Rather than Labour seeing that strikes can inflict a defeat on the government and the bosses driving this assault, the key thing for them is that both sides “get round the table.” Only Labour—in tune with the needs of business, but connected to union leaders—can “do the job properly” and stop strikes before things get out of hand.
That goal has often led Labour, and the union leaders who look to it as an alternative to strikes, to stifle militancy together.
Labour once again kept its distance from the great class battles of the early 1970s. But it did come up with the “social contract”—an agreement with union leaders to limit wage demands and hold off strikes.
In practice it meant that when Labour was elected in 1974, it imposed the worst attacks on workers since the 1930s. And by 1978 some 25 percent of people in Britain lived below the official poverty line.
It ended in the Winter of Discontent—a series of angry, militant strikes that pitted workers against a Labour government. It wasn’t the first time that Labour tried to prove it could manage workers’ resistance. During the Second World War, the role of Clement Attlee’s Labour in the coalition government was to encourage workers not to strike.
After the war his government sent soldiers to break strikes more than 18 different times. And in 1966, a Harold Wilson Labour government used emergency powers to beat a seafarers’ strike over pay.

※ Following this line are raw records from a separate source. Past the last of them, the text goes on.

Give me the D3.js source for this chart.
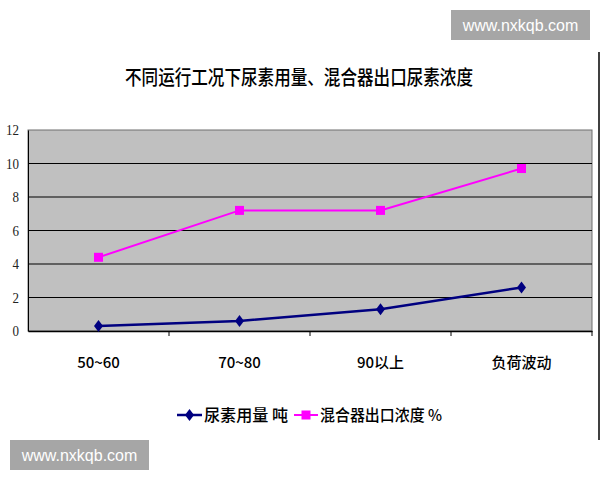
<!DOCTYPE html>
<html><head><meta charset="utf-8">
<script src="https://cdn.jsdelivr.net/npm/d3@7/dist/d3.min.js"></script>
<style>body{margin:0;background:#fff;}svg{display:block;}</style>
</head><body>
<svg id="c" width="600" height="480"></svg>
<script>
const categories = ["50~60", "70~80", "90以上", "负荷波动"];
const ureaUsage = [0.3, 0.6, 1.3, 2.6];
const mixerConc = [4.4, 7.2, 7.2, 9.7];
const yTicks = [0, 2, 4, 6, 8, 10, 12];
const seriesNames = ["尿素用量 吨", "混合器出口浓度 %"];
const titleText = "不同运行工况下尿素用量、混合器出口尿素浓度";
const watermark = "www.nxkqb.com";

const svg = d3.select("#c");
const L = 28, R = 592, T = 130, B = 331;
const x = d3.scaleBand().domain(categories).range([L, R]);
const y = d3.scaleLinear().domain([0, 12]).range([B, T]);
const cjk = "'Noto Sans CJK SC','Noto Sans',sans-serif";

// plot background
svg.append("rect").attr("x", L).attr("y", T).attr("width", R - L).attr("height", B - T)
  .attr("fill", "#c0c0c0").attr("stroke", "#6e6e6e").attr("stroke-width", 1);

// gridlines
svg.append("g").selectAll("line").data(yTicks.filter(d => d > 0 && d < 12)).join("line")
  .attr("x1", L).attr("x2", R).attr("y1", d => y(d)).attr("y2", d => y(d))
  .attr("stroke", "#000").attr("stroke-width", 1);

// y axis
const ya = svg.append("g").attr("transform", `translate(${L},0)`)
  .call(d3.axisLeft(y).tickValues(yTicks).tickSize(0).tickPadding(9));
ya.select(".domain").attr("stroke", "#000");
ya.selectAll("text").attr("font-family", "'Liberation Serif','DejaVu Serif',serif")
  .attr("font-size", 15).attr("fill", "#222")
  .attr("textLength", d => d >= 10 ? 13 : 6.5).attr("lengthAdjust", "spacingAndGlyphs");

// x axis
const xa = svg.append("g").attr("transform", `translate(0,${B})`)
  .call(d3.axisBottom(x).tickSize(0).tickPadding(26));
xa.select(".domain").attr("stroke", "#000").attr("stroke-width", 1.5);
xa.selectAll("text").attr("font-family", cjk).attr("font-size", 15).attr("font-weight", 500).attr("fill", "#000");
// category boundary ticks
svg.append("g").selectAll("line").data(categories.slice(1).concat(["__end"])).join("line")
  .attr("x1", d => d === "__end" ? R : x(d)).attr("x2", d => d === "__end" ? R : x(d))
  .attr("y1", B).attr("y2", B + 5).attr("stroke", "#000").attr("stroke-width", 1);

const cx = (d, i) => x(categories[i]) + x.bandwidth() / 2;
const line = d3.line().x((d, i) => cx(d, i)).y(d => y(d));

// pink series
svg.append("path").datum(mixerConc).attr("d", line).attr("fill", "none")
  .attr("stroke", "#ff00ff").attr("stroke-width", 2);
svg.append("g").selectAll("rect").data(mixerConc).join("rect")
  .attr("x", (d, i) => cx(d, i) - 4.5).attr("y", d => y(d) - 4.5)
  .attr("width", 9).attr("height", 9).attr("fill", "#ff00ff");

// navy series
const diamond = "M0,-6L4.5,0L0,6L-4.5,0Z";
svg.append("path").datum(ureaUsage).attr("d", line).attr("fill", "none")
  .attr("stroke", "#000080").attr("stroke-width", 2.5);
svg.append("g").selectAll("path").data(ureaUsage).join("path")
  .attr("transform", (d, i) => `translate(${cx(d, i)},${y(d)})`)
  .attr("d", diamond).attr("fill", "#000080");

// title
svg.append("text").attr("x", 299).attr("y", 85).attr("text-anchor", "middle")
  .attr("font-family", cjk).attr("font-size", 20).attr("font-weight", 500)
  .attr("textLength", 348).attr("lengthAdjust", "spacingAndGlyphs")
  .attr("fill", "#000").text(titleText);

// legend
const lg = svg.append("g");
lg.append("line").attr("x1", 177).attr("x2", 202).attr("y1", 415).attr("y2", 415)
  .attr("stroke", "#000080").attr("stroke-width", 2.5);
lg.append("path").attr("transform", "translate(189.5,415)").attr("d", diamond).attr("fill", "#000080");
lg.append("text").attr("x", 204).attr("y", 421).attr("font-family", cjk).attr("font-size", 16)
  .attr("font-weight", 500).attr("textLength", 84).attr("lengthAdjust", "spacingAndGlyphs").text(seriesNames[0]);
lg.append("line").attr("x1", 294).attr("x2", 318).attr("y1", 415).attr("y2", 415)
  .attr("stroke", "#ff00ff").attr("stroke-width", 2);
lg.append("rect").attr("x", 301.5).attr("y", 410.5).attr("width", 9).attr("height", 9).attr("fill", "#ff00ff");
lg.append("text").attr("x", 320).attr("y", 421).attr("font-family", cjk).attr("font-size", 16)
  .attr("font-weight", 500).attr("textLength", 122).attr("lengthAdjust", "spacingAndGlyphs").text(seriesNames[1]);

// right frame edge
svg.append("line").attr("x1", 599).attr("x2", 599).attr("y1", 52).attr("y2", 440)
  .attr("stroke", "#000").attr("stroke-width", 1.5);

// watermarks
function wm(x0, y0) {
  svg.append("rect").attr("x", x0).attr("y", y0).attr("width", 139).attr("height", 30).attr("fill", "#a6a6a6");
  svg.append("text").attr("x", x0 + 69.5).attr("y", y0 + 20.5).attr("text-anchor", "middle")
    .attr("font-family", "'Liberation Sans',Arial,sans-serif").attr("font-size", 16)
    .attr("fill", "#fff").text(watermark);
}
wm(451, 10);
wm(10, 440);
</script>
</body></html>
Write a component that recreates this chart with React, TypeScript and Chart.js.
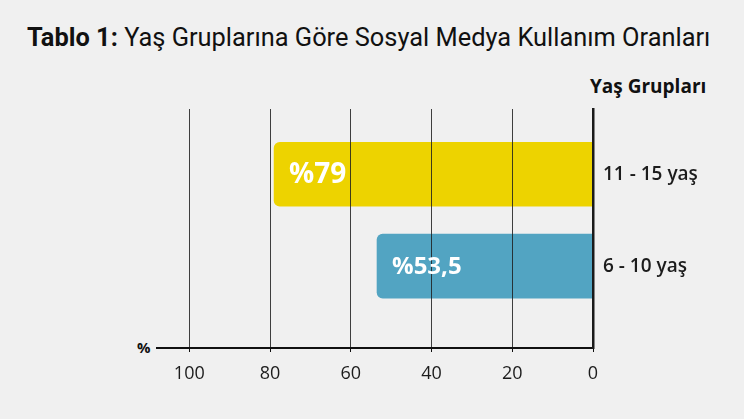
import React, { useEffect, useRef } from "react";
import { Chart, registerables } from "chart.js";

Chart.register(...registerables);

// ---- data ----
const categories = ["11 - 15 yaş", "6 - 10 yaş"];
const categoryPositions = [1, 2];
const values = [79, 53.5];
const valueLabels = ["%79", "%53,5"];
const xTickValues = [0, 20, 40, 60, 80, 100];

// ---- styles ----
const BAR_COLORS = ["#EDD300", "#52A4C2"];
const VALUE_LABEL_SIZES = [28, 24];
const FONT = "'Open Sans', sans-serif";

export default function App() {
  const ref = useRef<HTMLCanvasElement | null>(null);

  useEffect(() => {
    if (!ref.current) return;
    const valueLabelPlugin = {
      id: "valueLabels",
      afterDraw(chart: any) {
        const ctx = chart.ctx;
        const meta = chart.getDatasetMeta(0);
        ctx.save();
        ctx.fillStyle = "#ffffff";
        ctx.textBaseline = "middle";
        ctx.textAlign = "left";
        meta.data.forEach((el: any, i: number) => {
          ctx.font = `700 ${VALUE_LABEL_SIZES[i]}px ${FONT}`;
          ctx.fillText(valueLabels[i], el.x + 15, el.y + 1);
        });
        ctx.restore();
      },
    };

    const chart = new Chart(ref.current, {
      type: "bar",
      data: {
        datasets: [
          {
            data: values.map((v, i) => ({ x: v, y: categoryPositions[i] })) as any,
            backgroundColor: BAR_COLORS,
            borderRadius: 6,
            borderSkipped: "start",
            barThickness: 64,
          },
        ],
      },
      options: {
        indexAxis: "y",
        animation: false,
        responsive: false,
        maintainAspectRatio: false,
        layout: { padding: { left: 157, top: 109, right: 0, bottom: 0 } },
        plugins: {
          legend: { display: false },
          tooltip: { enabled: false },
          title: { display: false },
        },
        scales: {
          x: {
            type: "linear",
            reverse: true,
            min: 0,
            max: 108,
            offset: false,
            afterBuildTicks: (s: any) => {
              s.ticks = xTickValues.map((v) => ({ value: v }));
            },
            grid: {
              color: "rgba(30,30,30,0.85)",
              lineWidth: 1,
              drawTicks: true,
              tickLength: 4,
              tickColor: "#111",
              offset: false,
              z: 1,
            },
            border: { display: true, color: "#111", width: 2, z: 1 },
            ticks: {
              color: "#1c1c1c",
              font: { family: FONT, size: 18, weight: "500" },
              padding: 11,
            },
            afterFit: (s: any) => {
              s.height = 71;
            },
          },
          y: {
            type: "linear",
            position: "right",
            reverse: true,
            min: 0.29,
            max: 2.89,
            offset: false,
            afterBuildTicks: (s: any) => {
              s.ticks = categoryPositions.map((v) => ({ value: v }));
            },
            ticks: {
              callback: (v: any) => {
                const i = categoryPositions.indexOf(Number(v));
                return i >= 0 ? categories[i] : "";
              },
              color: "#1c1c1c",
              font: { family: FONT, size: 19, weight: "600" },
              padding: 10,
            },
            grid: { display: false, drawTicks: false, offset: false },
            border: { display: true, color: "#1a1a1a", width: 2.5, z: 1 },
            afterFit: (s: any) => {
              s.width = 151;
            },
          },
        },
      } as any,
      plugins: [valueLabelPlugin],
    });
    return () => chart.destroy();
  }, []);

  return (
    <div
      style={{
        position: "absolute",
        left: 0,
        top: 0,
        width: 744,
        height: 419,
        background: "#F0F0F0",
        overflow: "hidden",
      }}
    >
      <div
        style={{
          position: "absolute",
          left: 27,
          top: 25,
          fontFamily: "Roboto, sans-serif",
          fontSize: 25.4,
          lineHeight: 1,
          color: "#111",
          whiteSpace: "nowrap",
        }}
      >
        <span style={{ fontWeight: 700 }}>Tablo 1:</span> Yaş Gruplarına Göre Sosyal Medya Kullanım Oranları
      </div>
      <div
        style={{
          position: "absolute",
          left: 590,
          top: 77,
          fontFamily: FONT,
          fontSize: 19,
          fontWeight: 700,
          lineHeight: 1,
          color: "#111",
          whiteSpace: "nowrap",
        }}
      >
        Yaş Grupları
      </div>
      <div
        style={{
          position: "absolute",
          left: 137,
          top: 340,
          fontFamily: FONT,
          fontSize: 15,
          fontWeight: 700,
          lineHeight: 1,
          color: "#111",
        }}
      >
        %
      </div>
      <canvas ref={ref} width={744} height={419} style={{ position: "absolute", left: 0, top: 0 }} />
    </div>
  );
}
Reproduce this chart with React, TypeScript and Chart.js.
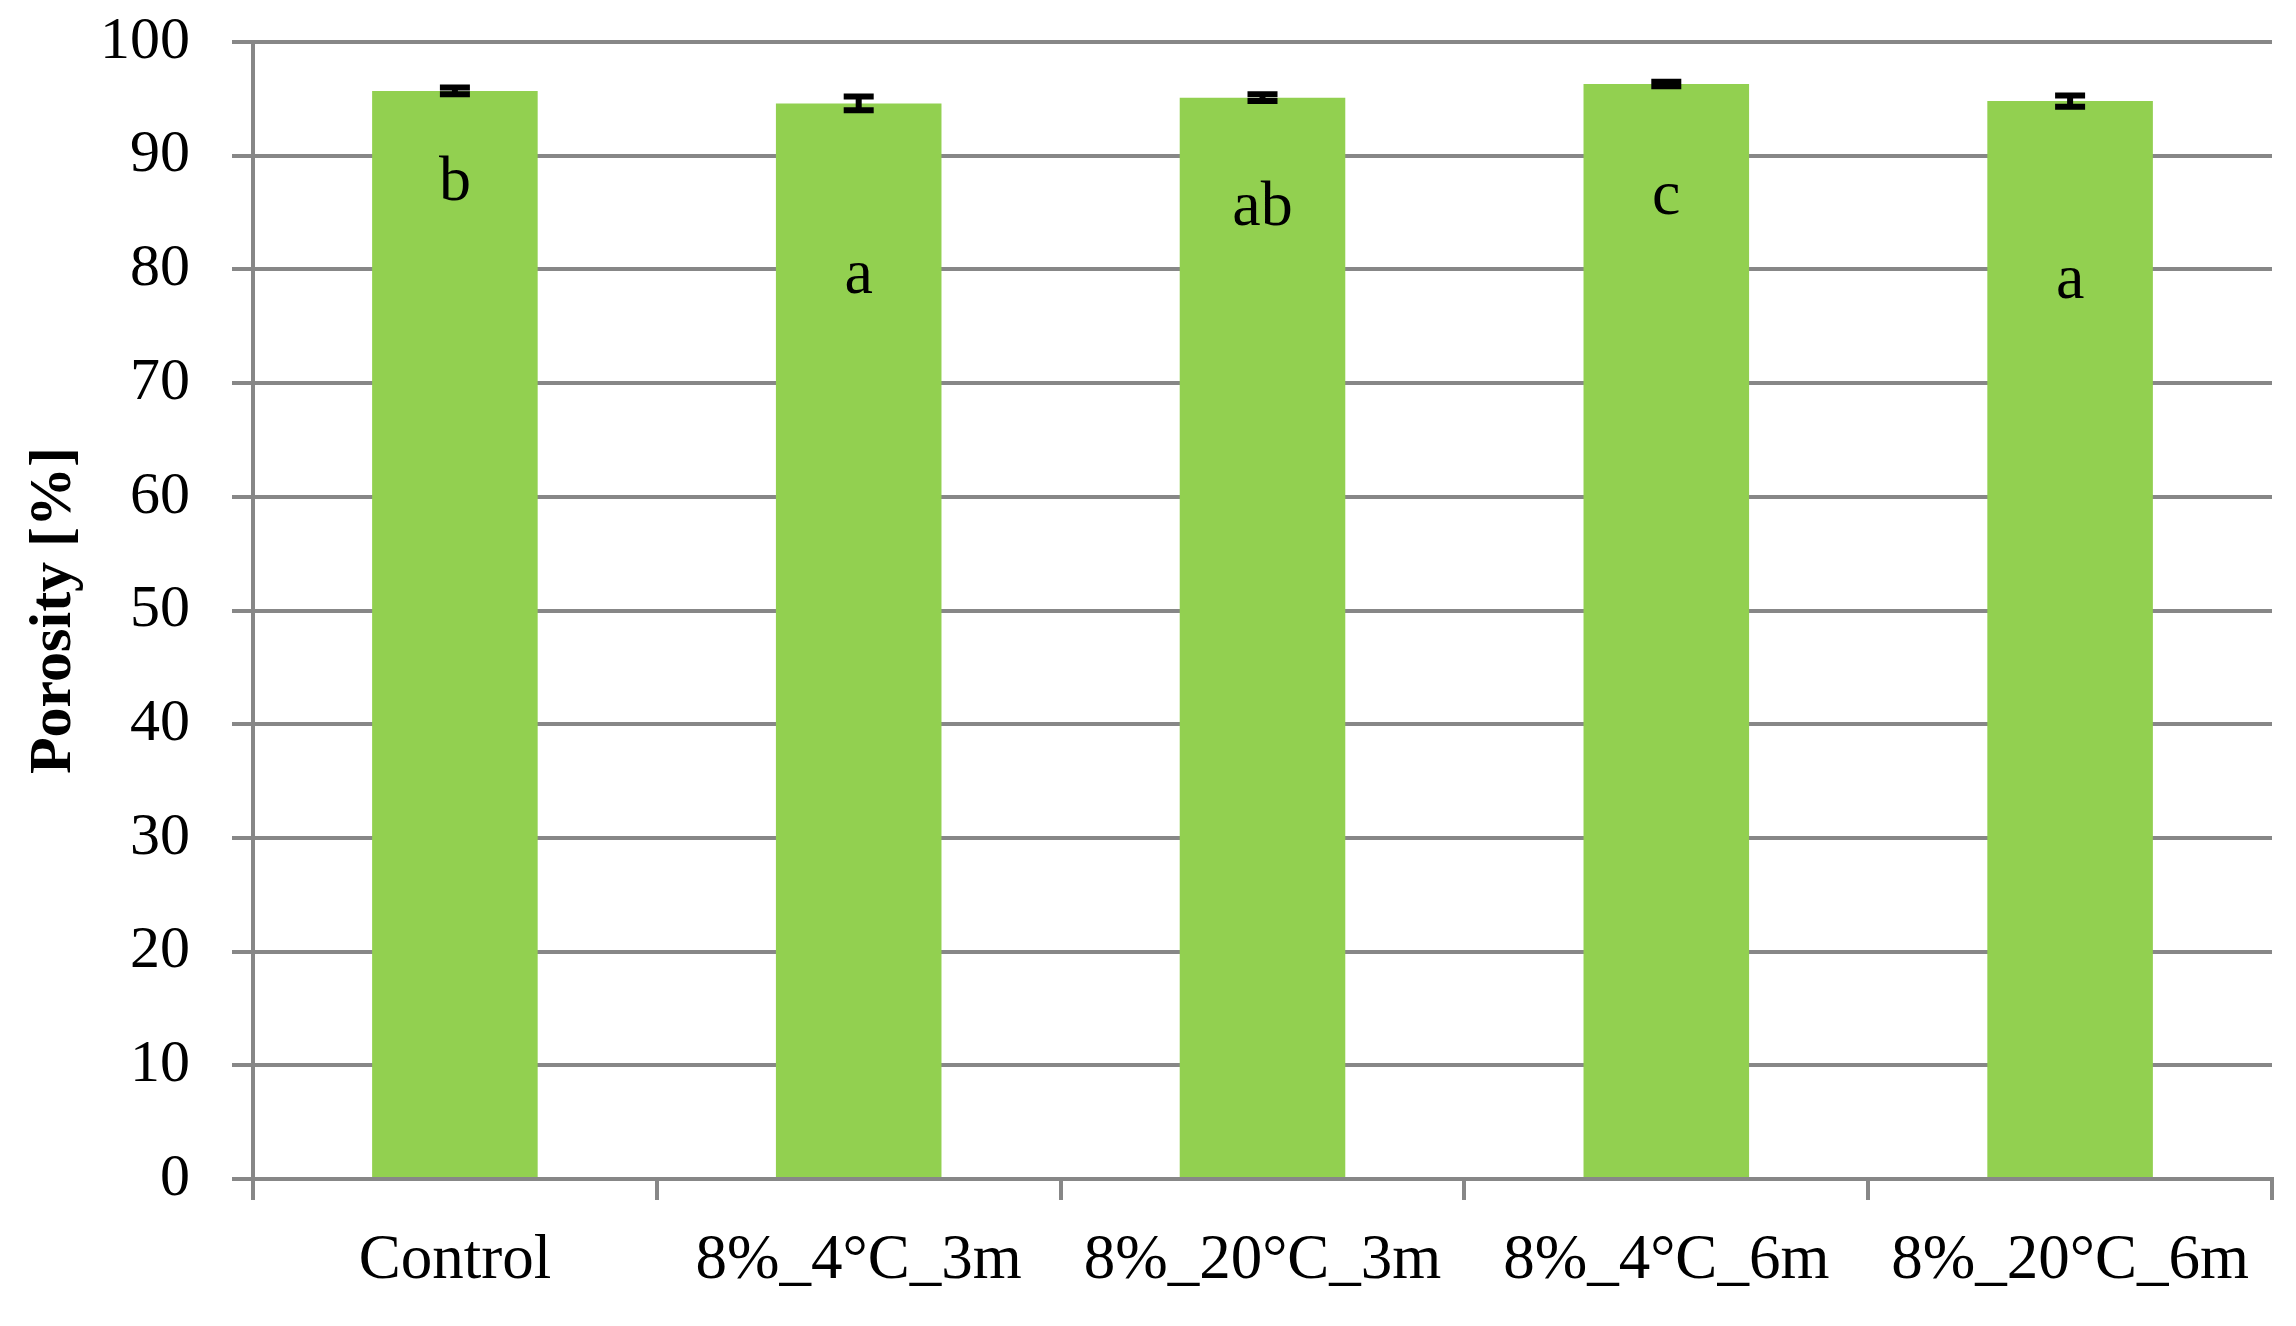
import React, { useEffect, useRef } from "react";
import { Chart, registerables } from "chart.js";

Chart.register(...registerables);

const categories = ["Control", "8%_4°C_3m", "8%_20°C_3m", "8%_4°C_6m", "8%_20°C_6m"];
const porosity = [95.7, 94.6, 95.1, 96.3, 94.8];
const errors = [0.3, 0.6, 0.3, 0.2, 0.5];
const letters = ["b", "a", "ab", "c", "a"];
const letterBaseline = [86.1, 77.9, 83.9, 84.9, 77.5];

const FONT = "'Liberation Serif', 'Times New Roman', serif";
const GRID = "#878787";

const overlayPlugin = {
  id: "overlay",
  afterDatasetsDraw(chart: any) {
    const ctx = chart.ctx;
    const meta = chart.getDatasetMeta(0);
    const y = chart.scales.y;
    ctx.save();
    meta.data.forEach((bar: any, i: number) => {
      const x = bar.x;
      const top = y.getPixelForValue(porosity[i] + errors[i]);
      const bot = y.getPixelForValue(porosity[i] - errors[i]);
      ctx.strokeStyle = "#000";
      ctx.lineWidth = 6;
      ctx.beginPath();
      ctx.moveTo(x, top);
      ctx.lineTo(x, bot);
      ctx.moveTo(x - 15, top);
      ctx.lineTo(x + 15, top);
      ctx.moveTo(x - 15, bot);
      ctx.lineTo(x + 15, bot);
      ctx.stroke();
      ctx.fillStyle = "#000";
      ctx.font = `64px ${FONT}`;
      ctx.textAlign = "center";
      ctx.textBaseline = "alphabetic";
      ctx.fillText(letters[i], x, y.getPixelForValue(letterBaseline[i]));
    });
    ctx.restore();
  },
};

export default function App() {
  const ref = useRef<HTMLCanvasElement | null>(null);
  useEffect(() => {
    document.body.style.margin = "0";
    document.body.style.overflow = "hidden";
    const chart = new Chart(ref.current as HTMLCanvasElement, {
      type: "bar",
      data: {
        labels: categories,
        datasets: [
          {
            data: porosity,
            backgroundColor: "#92D050",
            borderWidth: 0,
            barPercentage: 0.41,
            categoryPercentage: 1,
          },
        ],
      },
      options: {
        animation: false,
        responsive: false,
        maintainAspectRatio: false,
        layout: { padding: { top: 42, right: 24, left: 0, bottom: 0 } },
        plugins: { legend: { display: false }, tooltip: { enabled: false } },
        scales: {
          x: {
            offset: true,
            grid: {
              offset: true,
              drawOnChartArea: false,
              drawTicks: true,
              tickLength: 21,
              color: GRID,
              lineWidth: 4,
            },
            border: { color: GRID, width: 4 },
            ticks: {
              color: "#000",
              font: { family: FONT, size: 63 },
              padding: 24,
              maxRotation: 0,
            },
            afterFit: (s: any) => {
              s.height = 147;
              s.paddingLeft = 0;
              s.paddingRight = 0;
            },
          },
          y: {
            min: 0,
            max: 100,
            grid: {
              color: GRID,
              lineWidth: 4,
              tickLength: 21,
              drawTicks: true,
            },
            border: { color: GRID, width: 4 },
            ticks: {
              stepSize: 10,
              color: "#000",
              font: { family: FONT, size: 60 },
              padding: 42,
            },
            title: {
              display: true,
              text: "Porosity [%]",
              color: "#000",
              font: { family: FONT, size: 60, weight: "bold" },
              padding: { top: 18, bottom: 0 },
            },
            afterFit: (s: any) => {
              s.width = 253;
              s.paddingTop = 0;
              s.paddingBottom = 0;
            },
          },
        },
      },
      plugins: [overlayPlugin],
    });
    return () => chart.destroy();
  }, []);
  return (
    <div style={{ width: 2296, height: 1326, background: "#fff" }}>
      <canvas ref={ref} width={2296} height={1326} style={{ display: "block" }} />
    </div>
  );
}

Bosses and bankers had demanded Wilson’s government drive down wages in response to an economic crisis—and he responded by making an example of the seafarers. While the seafarers insisted their strike was for pay, Wilson declared it a “strike against the state, against the community” by “a tightly knit group of politically motivated men.”
It sounds noticeably similar to the way the Tories sometimes talk about the rail strikes. But the most urgent warning is how desire for “talks” quickly turns into hostility to workers’ strikes. And how, in the name of proving itself a “capable,” “responsible” government, it will use its pull on union leaders to bring them to a halt
That’s the nature of a party that’s always been more inclined to lead workers to defeat than see their struggles win.